Why Is Part of the Renaissance in England Called the Elizabethan Age?
Much like the Victorian era would later be named to honor a queen, the Elizabethan age would become known as such in deference to the influential reign of one of England’s longest-serving monarchs. Queen Elizabeth I took the throne in 1558 and remained there until her death in 1603, ruling toward the end of the three-century Renaissance period -- a time of relative peace and stability, and cultural vibrancy.
1 The Queen
Queen Elizabeth I was the daughter of King Henry VIII and his second wife, Anne Boleyn. Elizabeth ascended to the throne after the death of her half-brother Edward, and the death of the subsequent queen, her half-sister, Mary.
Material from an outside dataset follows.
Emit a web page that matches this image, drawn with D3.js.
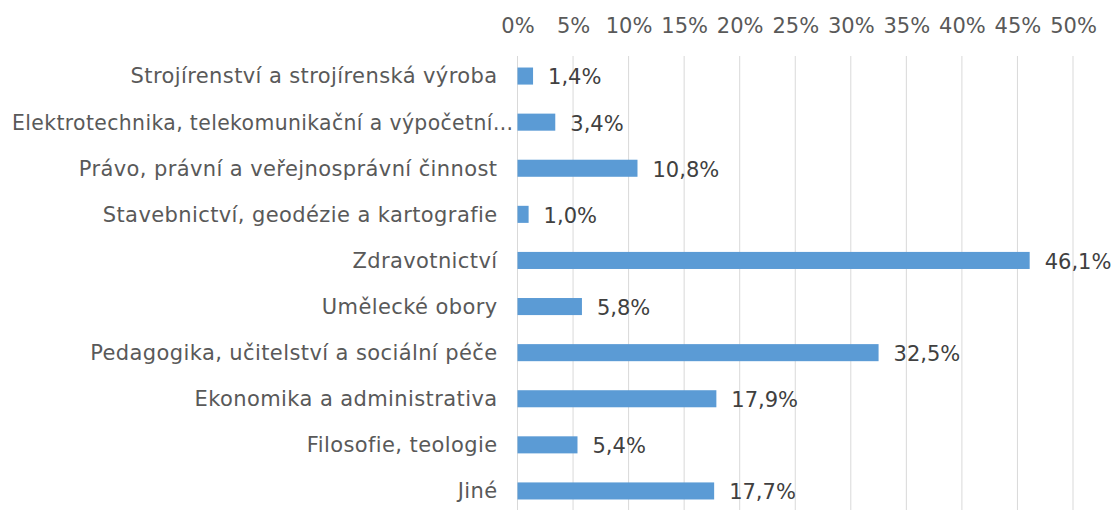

Elizabeth ruled after the peak of the Italian Renaissance, when aesthetic innovation and achievement in poetry and literature was largely centered in southern Europe. Elizabeth oversaw a time of comparative political stability, when religious turmoil between the Catholic Church and newly formed Protestant Church was held at bay. Meanwhile, England’s external issues with France were muted.
2 The Era
The Elizabethan era is widely regarded as England’s Renaissance, and the language arts flourished. Theater arts reached a new level of popularity, with an average of two companies performing six days a week in London. Wordsmiths, like playwrights, often found work -- including the English language’s best known playwright, William Shakespeare, who wrote and staged his plays during this period.